-- Goal of the exercise --
Carry none of the pictures over; set down the material below exactly.

-- Stored data --
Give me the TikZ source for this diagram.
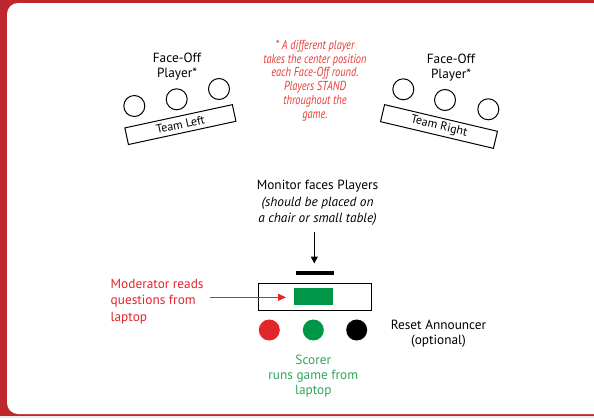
\documentclass[tikz,border=0pt]{standalone}
\usepackage{fontspec}
\setmainfont{PT Sans}
\newfontfamily\notefont[FakeStretch=0.8]{PT Sans}
\usetikzlibrary{arrows.meta}
\definecolor{bgred}{RGB}{190,40,44}
\definecolor{txtred}{RGB}{226,38,42}
\definecolor{notered}{RGB}{232,60,56}
\definecolor{lapgreen}{RGB}{0,150,72}
\definecolor{scgreen}{RGB}{50,165,90}
\tikzset{
  seat/.style={draw=black, line width=1pt, circle, minimum size=21pt, inner sep=0pt},
  teambox/.style={draw=black, line width=1pt, rectangle, inner sep=0pt, font=\fontsize{12}{14}\selectfont},
  lbl/.style={align=center, font=\fontsize{13.3}{16.5}\selectfont, inner sep=0pt},
  note/.style={align=center, text=notered, font=\notefont\itshape\fontsize{13}{13.7}\selectfont, inner sep=0pt},
  dot/.style={circle, minimum size=21pt, inner sep=0pt},
}
\begin{document}
\begin{tikzpicture}[x=1pt,y=-1pt]
\useasboundingbox (0,0) rectangle (594,418);
\fill[black!8] (0,0) rectangle (594,418);
\fill[bgred] (0,0) rectangle (594,416);
\fill[white, rounded corners=11pt] (7,3) rectangle (610,414);

% left team
\node[lbl, font=\fontsize{13.3}{15}\selectfont] (flL) at (177,66.5) {Face-Off\\Player*};
\node[seat] (l1) at (134.3,106) {};
\node[seat] (l2) at (176.7,99.3) {};
\node[seat] (l3) at (219,89) {};
\node[teambox, minimum width=110pt, minimum height=17pt, rotate=12.2] (tl) at (180.4,124.6) {Team Left};

% right team
\node[lbl, font=\fontsize{13.3}{15}\selectfont] (flR) at (451,68) {Face-Off\\Player*};
\node[seat] (r1) at (403.3,89.3) {};
\node[seat] (r2) at (445,100) {};
\node[seat] (r3) at (488.3,109.3) {};
\node[teambox, minimum width=116pt, minimum height=17.5pt, rotate=-13.3] (tr) at (439,126.5) {Team Right};

% note
\node[note] (nt) at (315,80.5) {* A different player\\takes the center position\\each Face-Off round.\\Players STAND\\throughout the\\game.};

% monitor
\node[lbl] (mon) at (317.5,203) {Monitor faces Players\\\itshape (should be placed on\\\itshape a chair or small table)};
\coordinate (arS) at (314.3,231.5);
\node[fill=black, minimum width=38pt, minimum height=4pt, inner sep=0pt] (bar) at (314.5,272.5) {};
\draw[line width=1.1pt, -{Triangle[length=7pt,width=7pt]}] (arS) -- (314.3,263.5);

% laptop
\node[draw=black, line width=1pt, minimum width=113.4pt, minimum height=26.7pt, inner sep=0pt] (lap) at (315,296.7) {};
\node[fill=lapgreen, minimum width=38.4pt, minimum height=16.7pt, inner sep=0pt] (scr) at (313.5,296.7) {};

% moderator
\node[lbl, align=left, text=txtred, anchor=west] (mod) at (110.5,301.5) {Moderator reads\\questions from\\laptop};
\coordinate (mA) at (210,297.3);
\draw[txtred, line width=1.1pt, -{Triangle[length=8pt,width=7pt]}] (mA) -- (286,297.3);

% people
\node[dot, fill=txtred] (pr) at (269.3,330) {};
\node[dot, fill=lapgreen] (pg) at (313.3,330) {};
\node[dot, fill=black] (pb) at (356.7,330) {};

\node[lbl, font=\fontsize{13.3}{15}\selectfont] (reset) at (438.5,334) {Reset Announcer\\(optional)};
\node[lbl, text=scgreen, font=\fontsize{13.3}{15}\selectfont] (sc) at (313.3,376.5) {Scorer\\runs game from\\laptop};
\end{tikzpicture}
\end{document}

-- Result below --
Give me the TikZ source for this diagram.
\documentclass[tikz,border=0pt]{standalone}
\usepackage{fontspec}
\setmainfont{PT Sans}
\newfontfamily\notefont[FakeStretch=0.8]{PT Sans}
\usetikzlibrary{arrows.meta}
\definecolor{bgred}{RGB}{190,40,44}
\definecolor{txtred}{RGB}{226,38,42}
\definecolor{notered}{RGB}{232,60,56}
\definecolor{lapgreen}{RGB}{0,150,72}
\definecolor{scgreen}{RGB}{50,165,90}
\tikzset{
  seat/.style={draw=black, line width=1pt, circle, minimum size=21pt, inner sep=0pt},
  teambox/.style={draw=black, line width=1pt, rectangle, inner sep=0pt, font=\fontsize{12}{14}\selectfont},
  lbl/.style={align=center, font=\fontsize{13.3}{16.5}\selectfont, inner sep=0pt},
  note/.style={align=center, text=notered, font=\notefont\itshape\fontsize{13}{13.7}\selectfont, inner sep=0pt},
  dot/.style={circle, minimum size=21pt, inner sep=0pt},
}
\begin{document}
\begin{tikzpicture}[x=1pt,y=-1pt]
\useasboundingbox (0,0) rectangle (594,418);
\fill[black!8] (0,0) rectangle (594,418);
\fill[bgred] (0,0) rectangle (594,416);
\fill[white, rounded corners=11pt] (7,3) rectangle (610,414);

% left team
\node[lbl, font=\fontsize{13.3}{15}\selectfont] (flL) at (177,66.5) {Face-Off\\Player*};
\node[seat] (l1) at (134.3,106) {};
\node[seat] (l2) at (176.7,99.3) {};
\node[seat] (l3) at (219,89) {};
\node[teambox, minimum width=110pt, minimum height=17pt, rotate=12.2] (tl) at (180.4,124.6) {Team Left};

% right team
\node[lbl, font=\fontsize{13.3}{15}\selectfont] (flR) at (451,68) {Face-Off\\Player*};
\node[seat] (r1) at (403.3,89.3) {};
\node[seat] (r2) at (445,100) {};
\node[seat] (r3) at (488.3,109.3) {};
\node[teambox, minimum width=116pt, minimum height=17.5pt, rotate=-13.3] (tr) at (439,126.5) {Team Right};

% note
\node[note] (nt) at (315,80.5) {* A different player\\takes the center position\\each Face-Off round.\\Players STAND\\throughout the\\game.};

% monitor
\node[lbl] (mon) at (317.5,203) {Monitor faces Players\\\itshape (should be placed on\\\itshape a chair or small table)};
\coordinate (arS) at (314.3,231.5);
\node[fill=black, minimum width=38pt, minimum height=4pt, inner sep=0pt] (bar) at (314.5,272.5) {};
\draw[line width=1.1pt, -{Triangle[length=7pt,width=7pt]}] (arS) -- (314.3,263.5);

% laptop
\node[draw=black, line width=1pt, minimum width=113.4pt, minimum height=26.7pt, inner sep=0pt] (lap) at (315,296.7) {};
\node[fill=lapgreen, minimum width=38.4pt, minimum height=16.7pt, inner sep=0pt] (scr) at (313.5,296.7) {};

% moderator
\node[lbl, align=left, text=txtred, anchor=west] (mod) at (110.5,301.5) {Moderator reads\\questions from\\laptop};
\coordinate (mA) at (210,297.3);
\draw[txtred, line width=1.1pt, -{Triangle[length=8pt,width=7pt]}] (mA) -- (286,297.3);

% people
\node[dot, fill=txtred] (pr) at (269.3,330) {};
\node[dot, fill=lapgreen] (pg) at (313.3,330) {};
\node[dot, fill=black] (pb) at (356.7,330) {};

\node[lbl, font=\fontsize{13.3}{15}\selectfont] (reset) at (438.5,334) {Reset Announcer\\(optional)};
\node[lbl, text=scgreen, font=\fontsize{13.3}{15}\selectfont] (sc) at (313.3,376.5) {Scorer\\runs game from\\laptop};
\end{tikzpicture}
\end{document}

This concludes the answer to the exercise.